Regarding the safetensor error I was mentioning earlier, this seems to go away after upgrading transformers so nothing to worry about there.

Nice. I tested your snippet and it passes for me too.

Regarding quantized training, I meant that I use the load_4_bit argument to the AutoModelForCausalLM.from_pretrained

Ah I see, no worries about that. In PEFT, we use the proper arguments. We will later just copy one of the existing PEFT bnb tests and make adjustments for RandLoRA. But as mentioned above, let's first get the non-quantized code fully running.

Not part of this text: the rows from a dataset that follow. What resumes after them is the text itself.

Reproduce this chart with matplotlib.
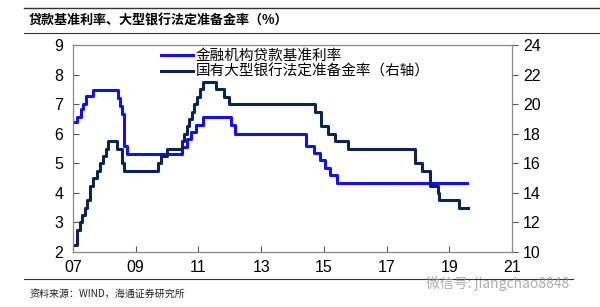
import matplotlib.pyplot as plt

plt.rcParams['font.family'] = ['Liberation Sans', 'Noto Sans CJK SC', 'DejaVu Sans']

# step change points (decimal year on the chart's axis)
loan_x = [2007.00, 2007.13, 2007.25, 2007.33, 2007.42, 2007.63, 2008.43, 2008.50,
          2008.57, 2008.64, 2008.71, 2010.48, 2010.62, 2010.75, 2010.92, 2011.13,
          2012.04, 2012.17, 2014.44, 2014.67, 2014.89, 2015.04, 2015.20, 2015.43,
          2019.57]
loan_rate = [6.39, 6.57, 6.84, 7.02, 7.29, 7.47, 7.20, 6.93,
             6.66, 5.58, 5.31, 5.56, 5.81, 6.06, 6.31, 6.56,
             6.31, 6.00, 5.60, 5.35, 5.10, 4.85, 4.60, 4.35,
             4.35]

rrr_x = [2007.00, 2007.13, 2007.22, 2007.30, 2007.38, 2007.46, 2007.55, 2007.63,
         2007.78, 2007.87, 2007.95, 2008.05, 2008.12, 2008.39, 2008.55, 2008.62,
         2009.70, 2009.82, 2010.00, 2010.48, 2010.55, 2010.62, 2010.70, 2010.78,
         2010.86, 2010.95, 2011.05, 2011.15, 2011.56, 2011.82, 2011.98, 2014.72,
         2014.92, 2015.14, 2015.36, 2015.77, 2017.90, 2018.12, 2018.40, 2018.63,
         2018.68, 2019.32, 2019.60]
rrr = [10.5, 11.5, 12.0, 12.5, 13.0, 13.5, 14.5, 15.0,
       15.5, 16.0, 16.5, 17.0, 17.5, 17.0, 16.0, 15.5,
       16.0, 16.5, 17.0, 17.5, 18.0, 18.5, 19.0, 19.5,
       20.0, 20.5, 21.0, 21.5, 21.0, 20.5, 20.0, 19.5,
       18.5, 18.0, 17.5, 17.0, 16.0, 15.5, 14.5, 14.0,
       13.5, 13.0, 13.0]

year_ticks = [2007, 2009, 2011, 2013, 2015, 2017, 2019, 2021]
year_labels = ['07', '09', '11', '13', '15', '17', '19', '21']

fig = plt.figure(figsize=(6, 3.07), dpi=100)
ax = fig.add_axes([0.1217, 0.179, 0.7316, 0.674])
ax2 = ax.twinx()

l1, = ax.step(loan_x, loan_rate, where='post', color='#1010f0', lw=2.2)
l2, = ax2.step(rrr_x, rrr, where='post', color='#0c2452', lw=2.2)

ax.set_xlim(2007, 2021)
ax.set_ylim(2, 9)
ax2.set_ylim(10, 24)
ax.set_xticks(year_ticks)
ax.set_xticklabels(year_labels)
ax.set_yticks(range(2, 10))
ax2.set_yticks(range(10, 25, 2))

for a in (ax, ax2):
    for s in a.spines.values():
        s.set_color('#888888')
        s.set_linewidth(0.8)
ax.spines['left'].set_color('#555555')
ax.spines['bottom'].set_color('#555555')
ax.tick_params(axis='y', direction='in', length=4, labelsize=11.5, color='#555555', pad=7)
ax.tick_params(axis='x', direction='in', length=4, labelsize=11.5, color='#555555', pad=6)
ax2.tick_params(axis='y', direction='out', length=4, labelsize=11.5, color='#555555', pad=4)

leg = ax.legend([l1, l2], ['金融机构贷款基准利率', '国有大型银行法定准备金率（右轴）'],
                loc='upper left', bbox_to_anchor=(0.17, 1.045), frameon=False,
                handlelength=2.2, handletextpad=0.2, labelspacing=0.1,
                prop={'family': ['Noto Sans CJK SC'], 'size': 10.5})

# header / footer rules and text
fig.add_artist(plt.Line2D([0.04, 1.0], [0.973, 0.973], color='#333333', lw=1.0))
fig.add_artist(plt.Line2D([0.04, 1.0], [0.892, 0.892], color='#333333', lw=0.8))
fig.add_artist(plt.Line2D([0.04, 0.955], [0.091, 0.091], color='#333333', lw=0.8))
fig.text(0.048, 0.933, '贷款基准利率、大型银行法定准备金率（%）', fontsize=9.4,
         fontweight='bold', va='center', family=['Noto Sans CJK SC'])
fig.text(0.05, 0.042, '资料来源：WIND，海通证券研究所', fontsize=7.2, va='center',
         family=['Noto Sans CJK SC'], color='#222222')
fig.text(0.71, 0.078, '微信号: jiangchao8848', fontsize=10, va='center',
         family=['Noto Sans CJK SC'], color='#999999', alpha=0.8)

fig.savefig('out.png', dpi=100)
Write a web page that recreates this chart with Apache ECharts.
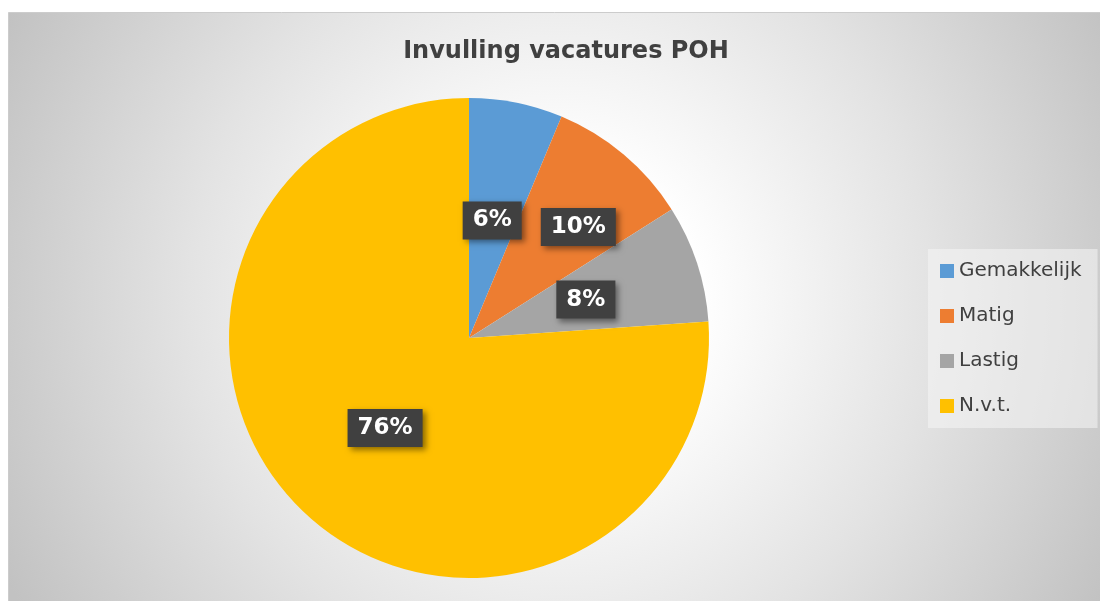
<!DOCTYPE html>
<html>
<head>
<meta charset="utf-8">
<script src="https://cdn.jsdelivr.net/npm/echarts@6/dist/echarts.min.js"></script>
<style>
  html, body { margin: 0; padding: 0; background: #ffffff; }
  #main { width: 1100px; height: 601px; }
</style>
</head>
<body>
<div id="main"></div>
<script>
// data
const categories = ['Gemakkelijk', 'Matig', 'Lastig', 'N.v.t.'];
const shares = [6.3, 9.7, 7.9, 76.1];
const colors = ['#5B9BD5', '#ED7D31', '#A5A5A5', '#FFC000'];

const chart = echarts.init(document.getElementById('main'));

const labelBox = {
    show: true,
    position: 'inside',
    formatter: '{d}%',
    color: '#ffffff',
    fontFamily: 'DejaVu Sans',
    fontWeight: 'bold',
    fontSize: 23,
    lineHeight: 26,
    backgroundColor: '#404040',
    padding: [6, 10],
    shadowColor: 'rgba(0,0,0,0.45)',
    shadowBlur: 6,
    shadowOffsetX: 3,
    shadowOffsetY: 3
};

let data = categories.map(function (name, i) {
    let item = {
        name: name,
        value: shares[i],
        itemStyle: { color: colors[i] }
    };
    if (name === 'Matig') {
        item.label = { offset: [30, -17] };
    }
    if (name === 'Gemakkelijk') {
        item.label = { offset: [-1, 3] };
    }
    return item;
});

let option = {
    animation: false,
    graphic: [
        {
            type: 'rect',
            z: -10,
            silent: true,
            shape: { x: 8.5, y: 12.5, width: 1100, height: 600 },
            style: {
                fill: new echarts.graphic.RadialGradient(560, 300, 620, [
                    { offset: 0, color: '#ffffff' },
                    { offset: 0.22, color: '#ffffff' },
                    { offset: 0.6, color: '#e3e3e3' },
                    { offset: 1, color: '#c2c2c2' }
                ], true),
                stroke: '#cccccc',
                lineWidth: 1
            }
        }
    ],
    title: {
        text: 'Invulling vacatures POH',
        left: 561,
        top: 35,
        textAlign: 'center',
        textStyle: {
            fontFamily: 'DejaVu Sans',
            fontWeight: 'bold',
            fontSize: 24,
            color: '#404040'
        }
    },
    legend: {
        orient: 'vertical',
        left: 928,
        top: 249,
        padding: [12, 16, 12, 12],
        backgroundColor: 'rgba(245,245,245,0.55)',
        itemWidth: 14,
        itemHeight: 14,
        itemGap: 25,
        icon: 'rect',
        data: categories,
        textStyle: {
            fontFamily: 'DejaVu Sans',
            fontSize: 20,
            lineHeight: 20,
            color: '#404040'
        }
    },
    series: [
        {
            type: 'pie',
            center: [469, 338],
            radius: 240,
            startAngle: 90,
            clockwise: true,
            percentPrecision: 0,
            label: labelBox,
            labelLine: { show: false },
            emphasis: { disabled: true },
            data: data
        }
    ]
};

chart.setOption(option);
</script>
</body>
</html>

examples/fp4_finetuning/finetune_fp4_opt_bnb_peft.py

BenjaminBossan · 2025-04-02T08:34:44Z

src/peft/tuners/randlora/layer.py

+            # check input size
+            if randlora_A_param.shape[-1] < self.in_features:
+                raise ValueError(error_tmpl.format("randlora_A", randlora_A_param.shape[1], self.in_features))
+            # check output size
+            if randlora_B_param.shape[0] < self.out_features:
+                raise ValueError(error_tmpl.format("randlora_B", randlora_B_param.shape[0], self.out_features))


I wonder if the logic is correct here. Below, we have:

F.linear(F.linear(dropout(x), update_B), update_A), so it seems like B is applied first, so should be compared to in_features, and A is applied last, so should be compared to out_features. WDYT?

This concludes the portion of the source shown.